The cover for the newly released Nocturna simply does not do the film justice. What at first seems to be an unassuming foreign animated film, is actually a very charming story about a boy overcoming his fears.
The Film ✮✮✮
Tim is an orphaned boy who cannot sleep at night, due to his fear of the dark, and everything that goes bump in the night. Every night while the other children in the orphanage are attempting to sleep, Tim sneaks out onto the rooftop to get comfort the only way he knows how: by charting the stars on the sky onto the rooftop itself. One night, as he’s going over his charting, looking for the star he has claimed as his own, he notices that the stars he took so much care in identifying on his maps are disappearing. In his desperation and refusal to go to bed he meets the Cat Shepherd, a large round being with tiny hands and feet who is in charge of not just all the cats in the city, but of making sure all children in the city go to sleep for the night.
Because Tim refuses to go to bed, the Cat Shepherd agrees to take him to see Moka, the being whom oversees all nightly duties. Tim soon finds out that all events that occur overnight, the tangling of hair, the rustling of the trees, the strange bumps and creaks we often blame on old pipes, are actually orchestrated by the creatures of Nocturna. Every being has their job, and every job has its purpose. Murray and his gang are in charge of the street lamps, while the caretaker in the Lighthouse of the Stars is supposed to make sure that all of the stars are lit for the night. With this information, Tim and the Cat Shepherd go in search of answers.
Nocturna is surprisingly charming and well crafted. Even before the opening credits begin, you are immersed in Tim’s character. The opening montage does a wonderful job of showing you – not telling you – who Tim is, as well as setting a wonderful tone and pace for the whole film. Warm glowing colors envelop you in stunning imagery of the orphanage, and then later Nocturna itself.
Everything from the character design, to the musical score, lends to a familiar feeling of an old story being re-told…only you don’t know the story.
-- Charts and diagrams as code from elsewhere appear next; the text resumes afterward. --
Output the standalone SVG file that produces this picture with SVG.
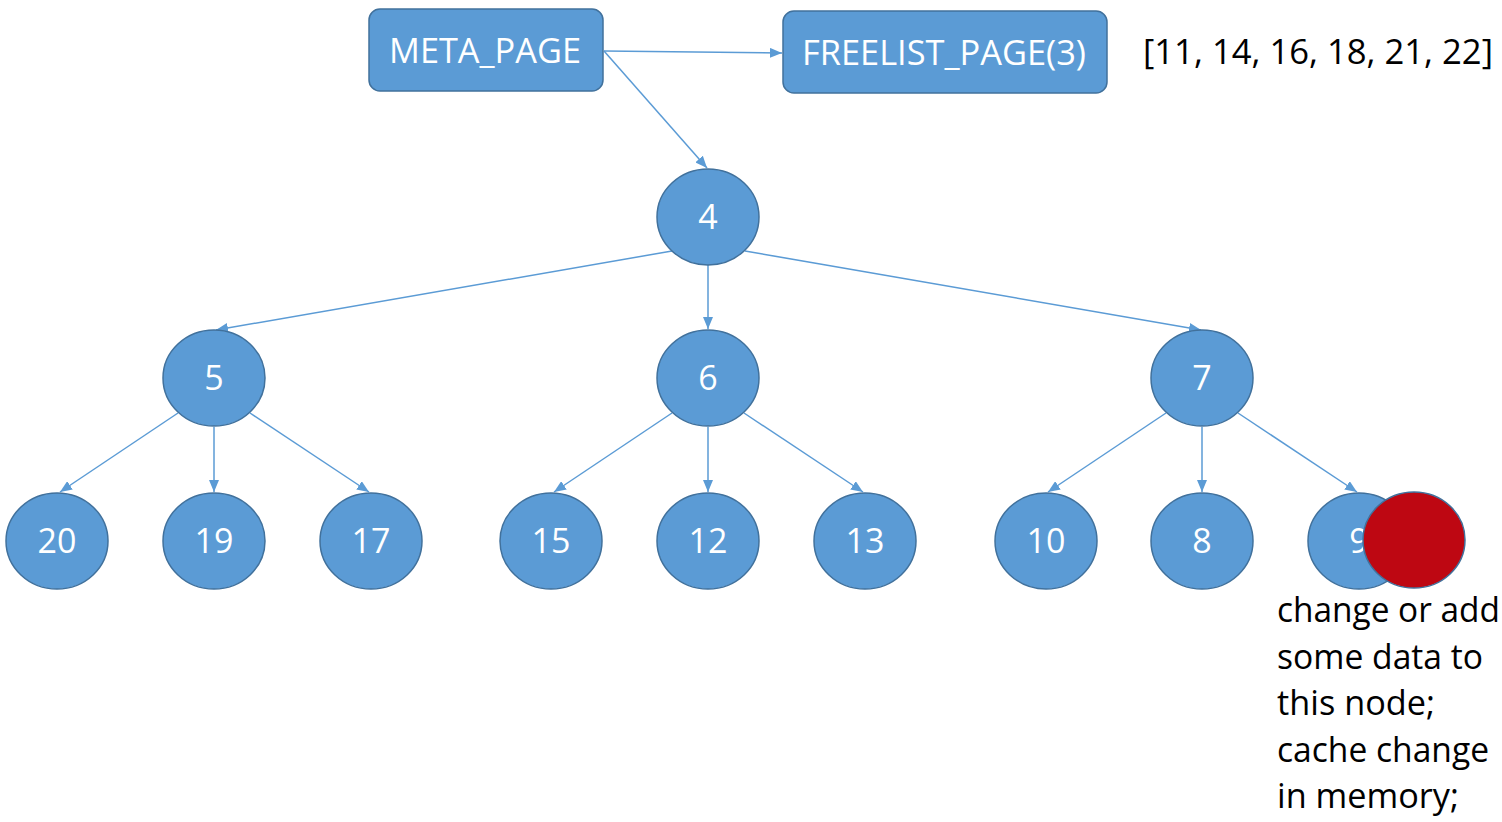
<svg xmlns="http://www.w3.org/2000/svg" width="1502" height="822" viewBox="0 0 1502 822">
<defs>
<marker id="ah" viewBox="0 0 12 10" refX="12" refY="5" markerWidth="12" markerHeight="10" markerUnits="userSpaceOnUse" orient="auto">
<path d="M0,0 L12,5 L0,10 z" fill="#5B9BD5"/>
</marker>
</defs>
<style>
.box{fill:#5B9BD5;stroke:#41719C;stroke-width:1.5}
.nd{fill:#5B9BD5;stroke:#41719C;stroke-width:1.5}
.lb{fill:#fff;font-family:"Open Sans","Noto Sans",sans-serif;font-size:34px;text-anchor:middle}
.bl{fill:#fff;font-family:"Open Sans","Noto Sans",sans-serif;font-size:35px}
.tx{fill:#000;font-family:"Open Sans","Noto Sans",sans-serif;font-size:34px}
.cn{stroke:#5B9BD5;stroke-width:1.5;fill:none;marker-end:url(#ah)}
</style>
<rect width="1502" height="822" fill="#fff"/>
<g id="connectors">
<line class="cn" x1="604" y1="51" x2="782" y2="53"/>
<line class="cn" x1="604" y1="51" x2="707" y2="168"/>
<line class="cn" x1="672" y1="251" x2="216" y2="330"/>
<line class="cn" x1="708" y1="265" x2="708" y2="329"/>
<line class="cn" x1="745" y1="251" x2="1201" y2="330"/>
<line class="cn" x1="178" y1="413" x2="60" y2="492"/>
<line class="cn" x1="214" y1="427" x2="214" y2="492"/>
<line class="cn" x1="250" y1="413" x2="369" y2="492"/>
<line class="cn" x1="672" y1="413" x2="554" y2="492"/>
<line class="cn" x1="708" y1="427" x2="708" y2="492"/>
<line class="cn" x1="744" y1="413" x2="863" y2="492"/>
<line class="cn" x1="1166" y1="413" x2="1048" y2="492"/>
<line class="cn" x1="1202" y1="427" x2="1202" y2="492"/>
<line class="cn" x1="1238" y1="413" x2="1357" y2="492"/>
</g>
<g id="meta_page"><rect class="box" x="369" y="9" width="234" height="82" rx="11"/><text class="bl" x="389" y="63" textLength="192" lengthAdjust="spacingAndGlyphs">META_PAGE</text></g>
<g id="freelist_page"><rect class="box" x="783" y="11" width="324" height="82" rx="11"/><text class="bl" x="802" y="65" textLength="284" lengthAdjust="spacingAndGlyphs">FREELIST_PAGE(3)</text></g>
<g id="freelist_ids"><text class="tx" x="1143" y="64" textLength="350" lengthAdjust="spacingAndGlyphs">[11, 14, 16, 18, 21, 22]</text></g>
<g id="n4"><ellipse class="nd" cx="708" cy="217" rx="51" ry="48"/><text class="lb" x="708" y="229">4</text></g>
<g id="n5"><ellipse class="nd" cx="214" cy="378" rx="51" ry="48"/><text class="lb" x="214" y="390">5</text></g>
<g id="n6"><ellipse class="nd" cx="708" cy="378" rx="51" ry="48"/><text class="lb" x="708" y="390">6</text></g>
<g id="n7"><ellipse class="nd" cx="1202" cy="378" rx="51" ry="48"/><text class="lb" x="1202" y="390">7</text></g>
<g id="n20"><ellipse class="nd" cx="57" cy="541" rx="51" ry="48"/><text class="lb" x="57" y="553">20</text></g>
<g id="n19"><ellipse class="nd" cx="214" cy="541" rx="51" ry="48"/><text class="lb" x="214" y="553">19</text></g>
<g id="n17"><ellipse class="nd" cx="371" cy="541" rx="51" ry="48"/><text class="lb" x="371" y="553">17</text></g>
<g id="n15"><ellipse class="nd" cx="551" cy="541" rx="51" ry="48"/><text class="lb" x="551" y="553">15</text></g>
<g id="n12"><ellipse class="nd" cx="708" cy="541" rx="51" ry="48"/><text class="lb" x="708" y="553">12</text></g>
<g id="n13"><ellipse class="nd" cx="865" cy="541" rx="51" ry="48"/><text class="lb" x="865" y="553">13</text></g>
<g id="n10"><ellipse class="nd" cx="1046" cy="541" rx="51" ry="48"/><text class="lb" x="1046" y="553">10</text></g>
<g id="n8"><ellipse class="nd" cx="1202" cy="541" rx="51" ry="48"/><text class="lb" x="1202" y="553">8</text></g>
<g id="n9"><ellipse class="nd" cx="1359" cy="541" rx="51" ry="48"/><text class="lb" x="1359" y="553">9</text></g>
<g id="marker_red"><ellipse cx="1414" cy="540" rx="51" ry="48" fill="#BE0712" stroke="#41719C" stroke-width="1.5"/></g>
<g id="note">
<text class="tx" x="1277" y="622" textLength="223" lengthAdjust="spacingAndGlyphs">change or add</text>
<text class="tx" x="1277" y="669" textLength="206" lengthAdjust="spacingAndGlyphs">some data to</text>
<text class="tx" x="1277" y="715" textLength="158" lengthAdjust="spacingAndGlyphs">this node;</text>
<text class="tx" x="1277" y="762" textLength="212" lengthAdjust="spacingAndGlyphs">cache change</text>
<text class="tx" x="1277" y="808" textLength="182" lengthAdjust="spacingAndGlyphs">in memory;</text>
</g>
</svg>
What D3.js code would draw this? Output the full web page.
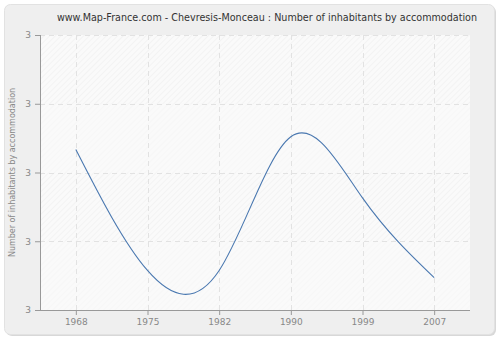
<!DOCTYPE html>
<html><head><meta charset="utf-8">
<script src="https://cdn.jsdelivr.net/npm/d3@7"></script>
<style>body{margin:0;background:#fff}svg{display:block}</style>
</head><body>
<svg id="c" width="500" height="340"></svg>
<script>
const title = "www.Map-France.com - Chevresis-Monceau : Number of inhabitants by accommodation";
const yTitle = "Number of inhabitants by accommodation";
const years = ["1968","1975","1982","1990","1999","2007"];
const values = [3.067, 2.715, 2.715, 3.104, 2.926, 2.694];
const yTicks = [2.6, 2.8, 3.0, 3.2, 3.4];

const svg = d3.select("#c");
const font = "DejaVu Sans, Verdana, sans-serif";
const L = 40, R = 470, T = 35, B = 310;

const defs = svg.append("defs");
const pat = defs.append("pattern").attr("id","hatch").attr("patternUnits","userSpaceOnUse")
  .attr("width",4).attr("height",4).attr("patternTransform","rotate(45)");
pat.append("rect").attr("width",4).attr("height",4).attr("fill","#fafafa");
pat.append("line").attr("x1",0).attr("y1",0).attr("x2",0).attr("y2",4).attr("stroke","#ececec").attr("stroke-width",1);

// panel
svg.append("rect").attr("x",6).attr("y",6).attr("width",490).attr("height",330).attr("rx",6)
  .attr("fill","#d8d8d8");
svg.append("rect").attr("x",4.5).attr("y",4.5).attr("width",490).attr("height",330).attr("rx",6)
  .attr("fill","#efefef").attr("stroke","#e2e2e2");

const x = d3.scalePoint().domain(years).range([L,R]).padding(0.5);
const y = d3.scaleLinear().domain([2.6,3.4]).range([B,T]);

svg.append("rect").attr("x",L).attr("y",T).attr("width",R-L).attr("height",B-T).attr("fill","url(#hatch)");
for (let i=0;i<yTicks.length-1;i+=2){
  svg.append("rect").attr("x",L).attr("y",y(yTicks[i+1])).attr("width",R-L)
    .attr("height",y(yTicks[i])-y(yTicks[i+1])).attr("fill","#fafafa").attr("opacity",0.55);
}

// grid
const g = svg.append("g");
g.selectAll(".hg").data(yTicks).join("line")
  .attr("x1",L).attr("x2",R).attr("y1",d=>Math.round(y(d))+0.5).attr("y2",d=>Math.round(y(d))+0.5)
  .attr("stroke","#e2e2e2").attr("stroke-dasharray","5,4");
g.selectAll(".vg").data(years).join("line")
  .attr("y1",T).attr("y2",B).attr("x1",d=>Math.round(x(d))+0.5).attr("x2",d=>Math.round(x(d))+0.5)
  .attr("stroke","#e2e2e2").attr("stroke-dasharray","5,4");

// axes
const xAxis = d3.axisBottom(x).tickSize(5).tickPadding(4);
const xg = svg.append("g").attr("transform",`translate(0,${B})`).call(xAxis);
xg.select(".domain").attr("d",`M35.5,0.5H${R}`);
const yAxis = d3.axisLeft(y).tickValues(yTicks).tickFormat(d3.format(".0f")).tickSize(5).tickPadding(4);
const yg = svg.append("g").attr("transform",`translate(${L},0)`).call(yAxis);
yg.select(".domain").attr("d",`M0.5,${T}V${B}`);
[xg,yg].forEach(a=>{
  a.selectAll(".domain").attr("stroke","#999");
  a.selectAll(".tick line").attr("stroke","#999");
  a.selectAll("text").attr("fill","#888").attr("font-family",font).attr("font-size",9);
});

// line
svg.append("path").datum(values.map((v,i)=>[x(years[i]),y(v)]))
  .attr("d",d3.line().curve(d3.curveNatural))
  .attr("fill","none").attr("stroke","#4a78b0").attr("stroke-width",1.1);

svg.append("text").attr("x",267).attr("y",21).attr("text-anchor","middle")
  .attr("font-family",font).attr("font-size",9.6).attr("fill","#333").text(title);
svg.append("text").attr("transform",`translate(15,${(T+B)/2}) rotate(-90)`).attr("text-anchor","middle")
  .attr("font-family",font).attr("font-size",8).attr("fill","#888").text(yTitle);
</script>
</body></html>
The whole time you grasp for where the story is headed, trying to figure out what’s going to happen next because it is that enchanting. At some point you may realize the answer, but that will not detract from the enjoyment you will receive from watching the story unfold on the screen.
Bonus Features ✮✮
Unfortunately, the bonus features for this particular release are quite underwhelming at best.
- The Making of Nocturna: A short selection of interviews with co-directors Adrià García and Víctor Maldonado, along with several of the team of animators. Though the people interviewed say some wonderful things about the film, there isn’t much new information or anything that really indicates “making of”. Instead, what they have here are some great sound bites about the general idea of how the film came together.
- The Art of Nocturna: This extra is basically a video version of what their “Art of” book would look like, which would mostly consist of final character sketches, and color layouts.
- English Subtitles: Surprisingly, the film only comes in English, and you can add subtitles also in English if you have a hard time with the British accents.
Do not judge this film by its lack of bonus features, or cover art for that matter. This film, though simple and familiar in story structure, is still a feast for the eyes and proves to have compelling characters supported by fantastic art and music. A must have for those looking to add some variety to their collection.
Nocturna is now available on Blu-ray!